## Recorded data
********************

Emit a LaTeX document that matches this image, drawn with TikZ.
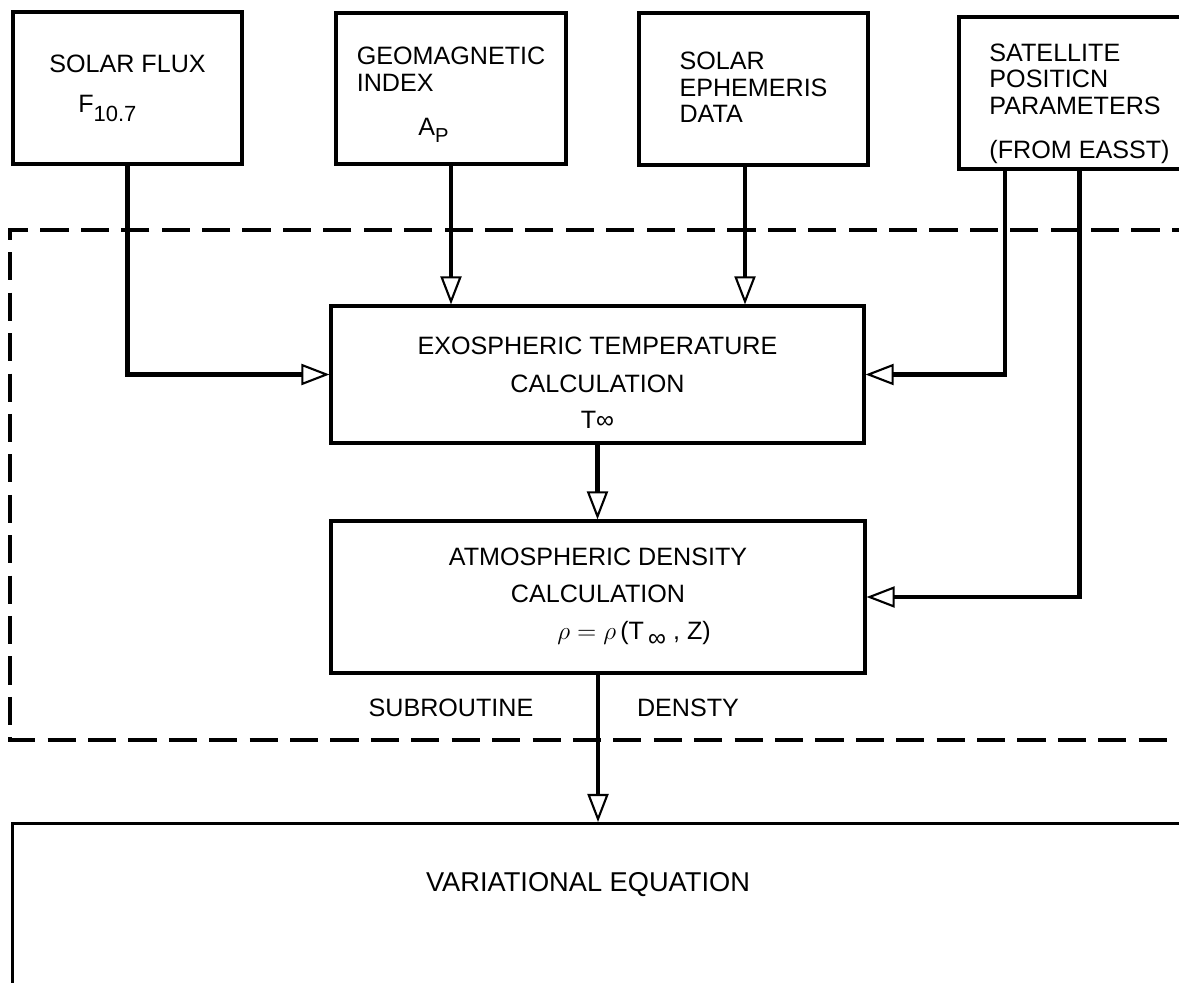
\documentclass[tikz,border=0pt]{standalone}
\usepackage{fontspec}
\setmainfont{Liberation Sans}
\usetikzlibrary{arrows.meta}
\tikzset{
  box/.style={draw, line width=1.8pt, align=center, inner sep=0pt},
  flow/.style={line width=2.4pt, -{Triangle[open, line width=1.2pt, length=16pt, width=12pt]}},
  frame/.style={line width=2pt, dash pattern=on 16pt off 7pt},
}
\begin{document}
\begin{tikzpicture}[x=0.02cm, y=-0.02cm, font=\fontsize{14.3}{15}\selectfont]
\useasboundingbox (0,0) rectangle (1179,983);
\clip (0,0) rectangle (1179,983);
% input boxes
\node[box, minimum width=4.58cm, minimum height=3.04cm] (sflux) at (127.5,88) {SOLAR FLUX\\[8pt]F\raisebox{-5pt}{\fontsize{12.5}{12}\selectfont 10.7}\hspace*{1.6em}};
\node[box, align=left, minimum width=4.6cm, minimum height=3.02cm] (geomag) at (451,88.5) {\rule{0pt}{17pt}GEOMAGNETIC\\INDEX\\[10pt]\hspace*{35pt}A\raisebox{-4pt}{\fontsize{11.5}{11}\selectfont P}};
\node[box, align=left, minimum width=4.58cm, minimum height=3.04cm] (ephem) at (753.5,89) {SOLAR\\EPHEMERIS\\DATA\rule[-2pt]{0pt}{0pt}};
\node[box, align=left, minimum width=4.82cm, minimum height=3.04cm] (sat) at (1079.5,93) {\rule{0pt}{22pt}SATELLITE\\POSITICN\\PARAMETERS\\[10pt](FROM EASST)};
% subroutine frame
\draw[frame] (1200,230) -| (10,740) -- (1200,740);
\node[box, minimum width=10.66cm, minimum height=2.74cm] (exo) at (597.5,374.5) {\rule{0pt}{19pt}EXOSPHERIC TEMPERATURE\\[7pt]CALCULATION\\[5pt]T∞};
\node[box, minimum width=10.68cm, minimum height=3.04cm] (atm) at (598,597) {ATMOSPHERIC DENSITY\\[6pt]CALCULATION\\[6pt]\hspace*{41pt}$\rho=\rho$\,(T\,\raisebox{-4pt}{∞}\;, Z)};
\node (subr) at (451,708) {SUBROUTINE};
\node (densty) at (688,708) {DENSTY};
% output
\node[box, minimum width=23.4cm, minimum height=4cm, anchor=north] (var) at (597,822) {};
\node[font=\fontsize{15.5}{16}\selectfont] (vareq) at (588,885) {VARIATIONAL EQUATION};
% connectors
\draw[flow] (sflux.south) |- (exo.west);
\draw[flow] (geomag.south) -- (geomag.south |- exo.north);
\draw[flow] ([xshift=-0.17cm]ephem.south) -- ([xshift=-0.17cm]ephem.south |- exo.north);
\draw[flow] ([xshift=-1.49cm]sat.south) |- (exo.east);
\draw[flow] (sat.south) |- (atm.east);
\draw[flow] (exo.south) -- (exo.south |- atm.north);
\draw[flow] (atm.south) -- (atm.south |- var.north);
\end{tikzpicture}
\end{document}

********************

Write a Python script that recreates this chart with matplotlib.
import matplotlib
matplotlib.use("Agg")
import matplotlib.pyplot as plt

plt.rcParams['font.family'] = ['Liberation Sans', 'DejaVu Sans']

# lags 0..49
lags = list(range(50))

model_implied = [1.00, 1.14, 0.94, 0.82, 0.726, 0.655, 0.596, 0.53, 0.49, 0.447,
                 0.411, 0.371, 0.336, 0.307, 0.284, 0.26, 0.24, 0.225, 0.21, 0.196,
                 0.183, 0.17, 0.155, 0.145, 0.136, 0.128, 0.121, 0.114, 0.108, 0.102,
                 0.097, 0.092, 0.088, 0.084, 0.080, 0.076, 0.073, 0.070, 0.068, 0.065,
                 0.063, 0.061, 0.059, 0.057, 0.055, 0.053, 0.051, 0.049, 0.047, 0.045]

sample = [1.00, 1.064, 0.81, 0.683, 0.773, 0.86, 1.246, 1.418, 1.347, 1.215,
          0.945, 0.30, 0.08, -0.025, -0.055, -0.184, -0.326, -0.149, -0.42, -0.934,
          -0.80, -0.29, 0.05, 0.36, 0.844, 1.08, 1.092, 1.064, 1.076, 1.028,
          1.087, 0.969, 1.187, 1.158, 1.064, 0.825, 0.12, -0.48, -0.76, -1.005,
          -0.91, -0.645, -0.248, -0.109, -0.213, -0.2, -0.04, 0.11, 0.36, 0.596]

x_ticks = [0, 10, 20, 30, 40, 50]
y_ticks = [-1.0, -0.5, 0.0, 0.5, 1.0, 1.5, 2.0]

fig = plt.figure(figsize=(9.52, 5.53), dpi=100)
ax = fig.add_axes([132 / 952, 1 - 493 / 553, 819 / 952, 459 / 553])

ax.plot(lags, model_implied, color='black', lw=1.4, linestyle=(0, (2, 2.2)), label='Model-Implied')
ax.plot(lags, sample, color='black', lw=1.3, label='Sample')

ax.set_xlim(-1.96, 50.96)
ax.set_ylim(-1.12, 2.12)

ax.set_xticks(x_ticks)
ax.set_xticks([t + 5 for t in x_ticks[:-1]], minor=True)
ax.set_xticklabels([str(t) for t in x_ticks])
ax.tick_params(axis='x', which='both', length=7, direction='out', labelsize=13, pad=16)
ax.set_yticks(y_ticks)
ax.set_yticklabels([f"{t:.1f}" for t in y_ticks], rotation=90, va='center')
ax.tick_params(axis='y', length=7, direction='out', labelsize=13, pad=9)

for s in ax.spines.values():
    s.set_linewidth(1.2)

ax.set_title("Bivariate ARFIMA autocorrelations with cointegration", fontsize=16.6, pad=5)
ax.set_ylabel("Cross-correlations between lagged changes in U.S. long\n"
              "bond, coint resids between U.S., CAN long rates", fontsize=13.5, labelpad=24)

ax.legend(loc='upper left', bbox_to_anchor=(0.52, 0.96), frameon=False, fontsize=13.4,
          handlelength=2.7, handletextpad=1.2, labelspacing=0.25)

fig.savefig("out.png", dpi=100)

********************

Search the lines above for the string "this" and copy each line that has it.

Emit a LaTeX document that matches this image, drawn with TikZ.
Write a Python script that recreates this chart with matplotlib.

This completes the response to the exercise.